What you will do
Exactly retype the lines from the top of the data through the line containing "const panelTitles = ['Residents", leaving out every picture.

Supplied material
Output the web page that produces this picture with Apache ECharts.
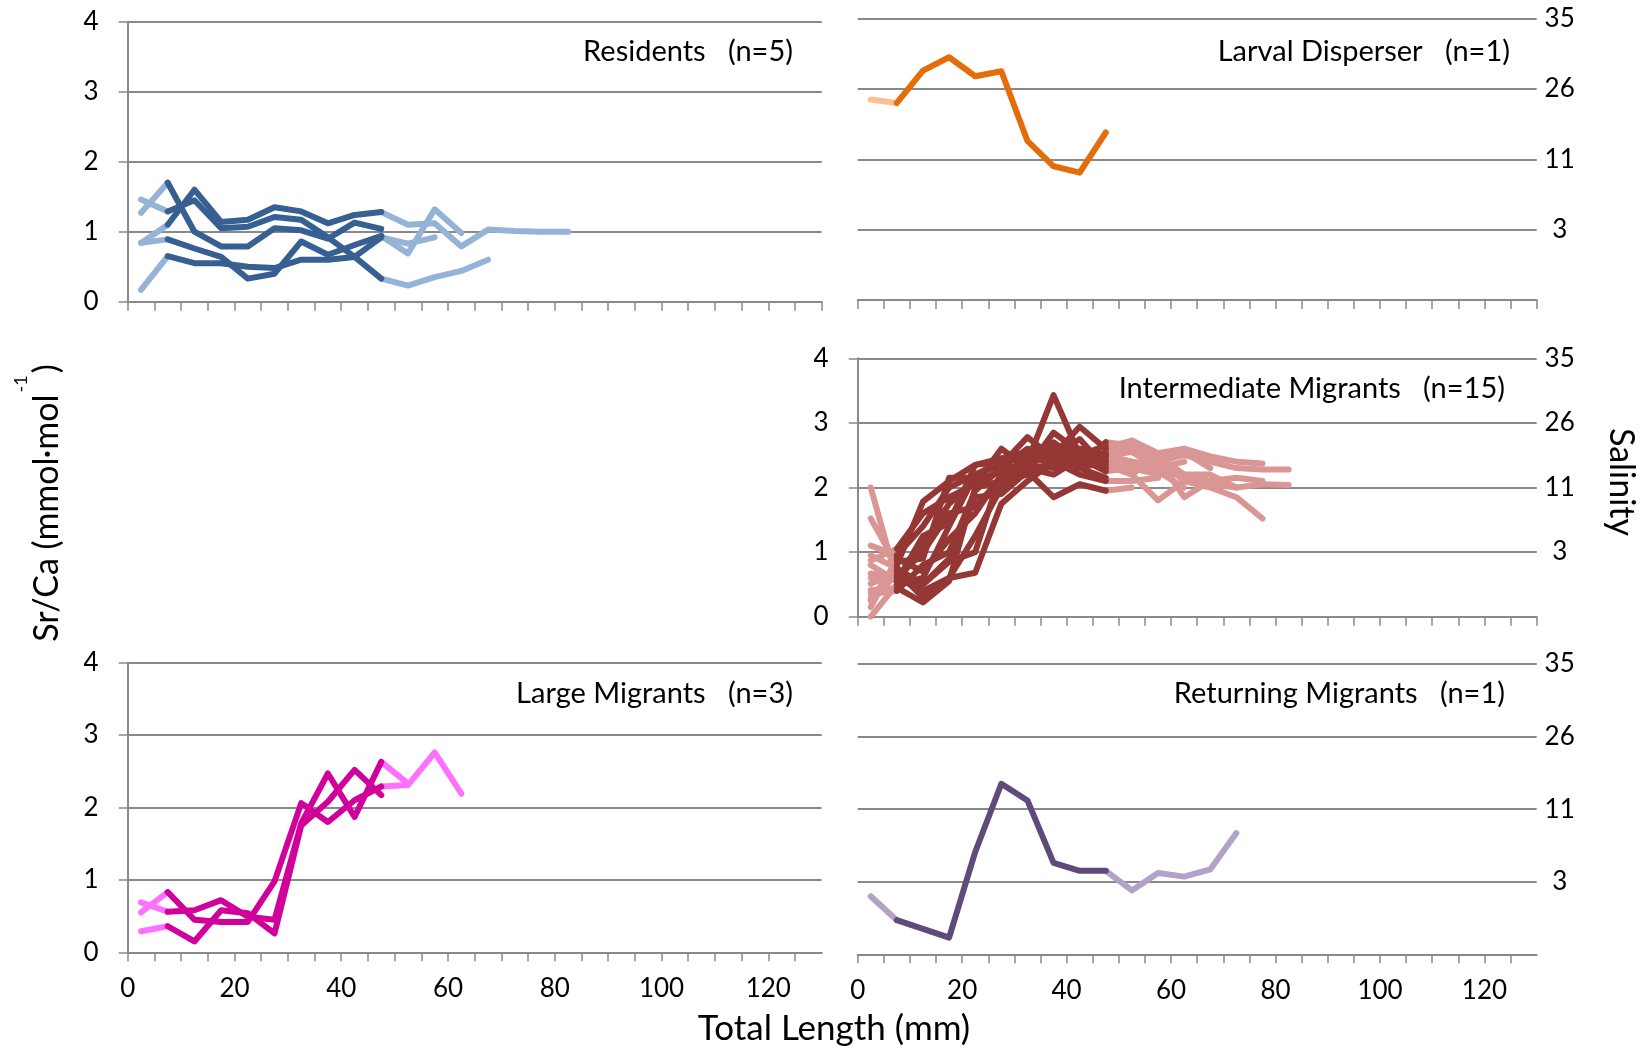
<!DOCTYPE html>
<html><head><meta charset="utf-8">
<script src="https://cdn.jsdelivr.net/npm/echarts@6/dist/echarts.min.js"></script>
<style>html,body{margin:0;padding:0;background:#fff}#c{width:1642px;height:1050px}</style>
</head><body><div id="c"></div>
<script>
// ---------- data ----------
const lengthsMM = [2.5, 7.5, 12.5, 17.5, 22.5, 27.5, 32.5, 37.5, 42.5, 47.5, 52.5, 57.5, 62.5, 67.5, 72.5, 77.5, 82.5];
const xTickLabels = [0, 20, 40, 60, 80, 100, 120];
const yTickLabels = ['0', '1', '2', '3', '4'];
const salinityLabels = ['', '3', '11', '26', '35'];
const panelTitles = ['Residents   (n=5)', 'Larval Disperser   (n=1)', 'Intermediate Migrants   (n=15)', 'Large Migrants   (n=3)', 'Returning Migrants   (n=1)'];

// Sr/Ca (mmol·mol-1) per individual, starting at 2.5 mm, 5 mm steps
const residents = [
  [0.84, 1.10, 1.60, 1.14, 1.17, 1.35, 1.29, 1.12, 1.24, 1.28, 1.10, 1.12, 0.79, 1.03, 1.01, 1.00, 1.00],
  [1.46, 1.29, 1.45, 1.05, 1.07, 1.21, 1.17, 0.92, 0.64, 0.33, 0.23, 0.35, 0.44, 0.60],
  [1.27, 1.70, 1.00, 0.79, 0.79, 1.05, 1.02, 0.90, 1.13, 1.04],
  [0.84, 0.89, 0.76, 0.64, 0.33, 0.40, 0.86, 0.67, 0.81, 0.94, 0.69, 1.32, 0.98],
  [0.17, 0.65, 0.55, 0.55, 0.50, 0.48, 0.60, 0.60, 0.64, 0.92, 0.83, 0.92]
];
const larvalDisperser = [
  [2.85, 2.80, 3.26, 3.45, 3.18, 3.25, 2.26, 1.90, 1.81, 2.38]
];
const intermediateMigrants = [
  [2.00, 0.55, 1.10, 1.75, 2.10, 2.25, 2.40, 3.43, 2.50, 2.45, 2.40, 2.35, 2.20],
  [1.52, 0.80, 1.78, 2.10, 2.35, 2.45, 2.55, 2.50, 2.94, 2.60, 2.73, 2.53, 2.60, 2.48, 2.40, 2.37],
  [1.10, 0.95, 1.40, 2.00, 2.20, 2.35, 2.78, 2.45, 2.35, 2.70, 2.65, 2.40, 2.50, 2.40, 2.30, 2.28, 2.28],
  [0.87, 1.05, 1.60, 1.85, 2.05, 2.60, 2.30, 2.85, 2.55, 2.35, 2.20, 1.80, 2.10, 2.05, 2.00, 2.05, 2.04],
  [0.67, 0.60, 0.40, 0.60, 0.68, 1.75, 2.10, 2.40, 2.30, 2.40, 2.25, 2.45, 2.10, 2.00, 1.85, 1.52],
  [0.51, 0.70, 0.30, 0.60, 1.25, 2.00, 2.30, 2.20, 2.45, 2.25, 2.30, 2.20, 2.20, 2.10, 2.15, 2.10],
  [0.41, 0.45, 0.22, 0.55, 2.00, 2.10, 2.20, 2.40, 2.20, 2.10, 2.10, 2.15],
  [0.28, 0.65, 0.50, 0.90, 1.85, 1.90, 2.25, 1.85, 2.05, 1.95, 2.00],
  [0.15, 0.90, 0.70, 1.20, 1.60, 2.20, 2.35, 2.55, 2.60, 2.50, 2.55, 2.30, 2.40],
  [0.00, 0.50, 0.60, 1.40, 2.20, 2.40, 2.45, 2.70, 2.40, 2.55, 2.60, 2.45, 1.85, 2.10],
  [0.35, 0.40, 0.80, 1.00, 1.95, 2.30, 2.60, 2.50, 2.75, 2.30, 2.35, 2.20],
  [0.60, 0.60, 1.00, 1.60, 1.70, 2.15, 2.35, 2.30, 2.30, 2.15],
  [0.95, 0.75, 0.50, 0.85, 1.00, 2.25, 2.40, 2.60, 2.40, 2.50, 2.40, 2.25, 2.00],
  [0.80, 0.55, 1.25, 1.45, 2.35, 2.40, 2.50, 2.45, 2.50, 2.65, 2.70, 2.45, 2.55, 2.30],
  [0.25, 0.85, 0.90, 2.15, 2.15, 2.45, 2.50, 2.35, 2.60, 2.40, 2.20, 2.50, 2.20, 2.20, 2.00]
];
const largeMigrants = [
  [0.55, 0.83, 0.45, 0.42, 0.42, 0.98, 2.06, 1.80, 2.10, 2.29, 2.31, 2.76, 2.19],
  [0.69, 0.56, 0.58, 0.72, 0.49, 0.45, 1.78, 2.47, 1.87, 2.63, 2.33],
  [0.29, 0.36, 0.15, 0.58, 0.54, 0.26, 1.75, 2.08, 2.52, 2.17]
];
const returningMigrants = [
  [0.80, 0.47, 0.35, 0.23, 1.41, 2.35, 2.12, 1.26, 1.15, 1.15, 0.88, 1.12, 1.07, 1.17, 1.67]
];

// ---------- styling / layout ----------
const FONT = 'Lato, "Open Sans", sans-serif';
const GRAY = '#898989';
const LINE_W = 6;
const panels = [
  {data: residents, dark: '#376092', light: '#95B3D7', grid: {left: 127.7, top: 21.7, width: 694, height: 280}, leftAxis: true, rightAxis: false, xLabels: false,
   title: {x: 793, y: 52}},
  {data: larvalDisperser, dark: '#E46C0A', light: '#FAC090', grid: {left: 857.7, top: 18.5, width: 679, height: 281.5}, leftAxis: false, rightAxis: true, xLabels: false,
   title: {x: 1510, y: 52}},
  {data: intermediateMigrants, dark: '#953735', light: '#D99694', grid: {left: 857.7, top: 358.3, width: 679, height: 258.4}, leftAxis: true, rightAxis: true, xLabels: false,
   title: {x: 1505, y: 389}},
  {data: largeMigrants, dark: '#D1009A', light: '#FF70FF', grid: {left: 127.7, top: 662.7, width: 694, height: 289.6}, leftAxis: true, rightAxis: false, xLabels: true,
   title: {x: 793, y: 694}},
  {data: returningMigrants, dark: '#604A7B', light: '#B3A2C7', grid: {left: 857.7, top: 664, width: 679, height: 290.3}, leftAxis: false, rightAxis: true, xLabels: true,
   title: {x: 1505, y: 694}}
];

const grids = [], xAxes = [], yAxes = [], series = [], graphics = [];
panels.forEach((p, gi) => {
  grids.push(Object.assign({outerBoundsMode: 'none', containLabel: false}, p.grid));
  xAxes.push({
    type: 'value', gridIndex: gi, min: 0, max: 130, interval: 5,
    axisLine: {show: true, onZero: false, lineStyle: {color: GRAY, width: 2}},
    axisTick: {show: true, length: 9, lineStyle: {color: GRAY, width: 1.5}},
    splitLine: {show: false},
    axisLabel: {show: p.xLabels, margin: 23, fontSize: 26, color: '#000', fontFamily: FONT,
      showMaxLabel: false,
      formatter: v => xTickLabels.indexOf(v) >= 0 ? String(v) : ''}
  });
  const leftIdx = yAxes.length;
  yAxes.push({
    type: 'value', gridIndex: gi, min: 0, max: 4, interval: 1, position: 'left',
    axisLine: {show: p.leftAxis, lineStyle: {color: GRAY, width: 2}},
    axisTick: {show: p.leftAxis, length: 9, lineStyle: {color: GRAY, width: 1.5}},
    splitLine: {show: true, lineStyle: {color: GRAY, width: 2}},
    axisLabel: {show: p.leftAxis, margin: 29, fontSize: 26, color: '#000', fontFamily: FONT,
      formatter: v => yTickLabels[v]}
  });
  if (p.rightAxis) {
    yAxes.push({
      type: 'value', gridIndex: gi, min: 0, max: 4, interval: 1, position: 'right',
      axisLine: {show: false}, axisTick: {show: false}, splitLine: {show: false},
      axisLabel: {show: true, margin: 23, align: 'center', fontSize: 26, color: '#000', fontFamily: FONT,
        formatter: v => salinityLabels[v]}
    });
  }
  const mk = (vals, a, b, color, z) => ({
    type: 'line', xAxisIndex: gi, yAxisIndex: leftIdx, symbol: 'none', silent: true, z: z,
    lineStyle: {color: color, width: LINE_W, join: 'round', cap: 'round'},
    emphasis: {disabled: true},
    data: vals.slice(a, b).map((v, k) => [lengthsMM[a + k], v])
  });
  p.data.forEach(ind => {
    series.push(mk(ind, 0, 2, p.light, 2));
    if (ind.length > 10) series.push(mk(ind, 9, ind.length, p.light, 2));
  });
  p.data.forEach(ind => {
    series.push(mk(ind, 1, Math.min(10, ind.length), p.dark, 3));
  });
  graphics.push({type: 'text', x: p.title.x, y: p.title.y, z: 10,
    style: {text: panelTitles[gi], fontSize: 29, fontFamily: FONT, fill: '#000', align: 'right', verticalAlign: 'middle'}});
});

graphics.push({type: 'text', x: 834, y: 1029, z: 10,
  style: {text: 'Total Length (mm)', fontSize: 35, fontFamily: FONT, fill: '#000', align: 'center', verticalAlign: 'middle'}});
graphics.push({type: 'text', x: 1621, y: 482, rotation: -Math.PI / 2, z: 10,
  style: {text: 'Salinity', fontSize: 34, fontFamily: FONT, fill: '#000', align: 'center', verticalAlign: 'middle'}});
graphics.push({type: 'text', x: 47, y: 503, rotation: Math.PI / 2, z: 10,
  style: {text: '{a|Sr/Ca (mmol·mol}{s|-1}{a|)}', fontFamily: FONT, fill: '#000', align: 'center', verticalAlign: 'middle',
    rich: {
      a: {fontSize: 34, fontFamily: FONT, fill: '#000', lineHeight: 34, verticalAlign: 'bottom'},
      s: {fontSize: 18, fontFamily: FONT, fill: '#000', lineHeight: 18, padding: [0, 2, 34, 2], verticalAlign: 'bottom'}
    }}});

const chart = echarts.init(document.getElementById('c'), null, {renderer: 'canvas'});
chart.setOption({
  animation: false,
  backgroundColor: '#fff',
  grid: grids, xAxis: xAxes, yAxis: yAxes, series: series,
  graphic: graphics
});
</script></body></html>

Output below
Output the web page that produces this picture with Apache ECharts.
<!DOCTYPE html>
<html><head><meta charset="utf-8">
<script src="https://cdn.jsdelivr.net/npm/echarts@6/dist/echarts.min.js"></script>
<style>html,body{margin:0;padding:0;background:#fff}#c{width:1642px;height:1050px}</style>
</head><body><div id="c"></div>
<script>
// ---------- data ----------
const lengthsMM = [2.5, 7.5, 12.5, 17.5, 22.5, 27.5, 32.5, 37.5, 42.5, 47.5, 52.5, 57.5, 62.5, 67.5, 72.5, 77.5, 82.5];
const xTickLabels = [0, 20, 40, 60, 80, 100, 120];
const yTickLabels = ['0', '1', '2', '3', '4'];
const salinityLabels = ['', '3', '11', '26', '35'];
const panelTitles = ['Residents   (n=5)', 'Larval Disperser   (n=1)', 'Intermediate Migrants   (n=15)', 'Large Migrants   (n=3)', 'Returning Migrants   (n=1)'];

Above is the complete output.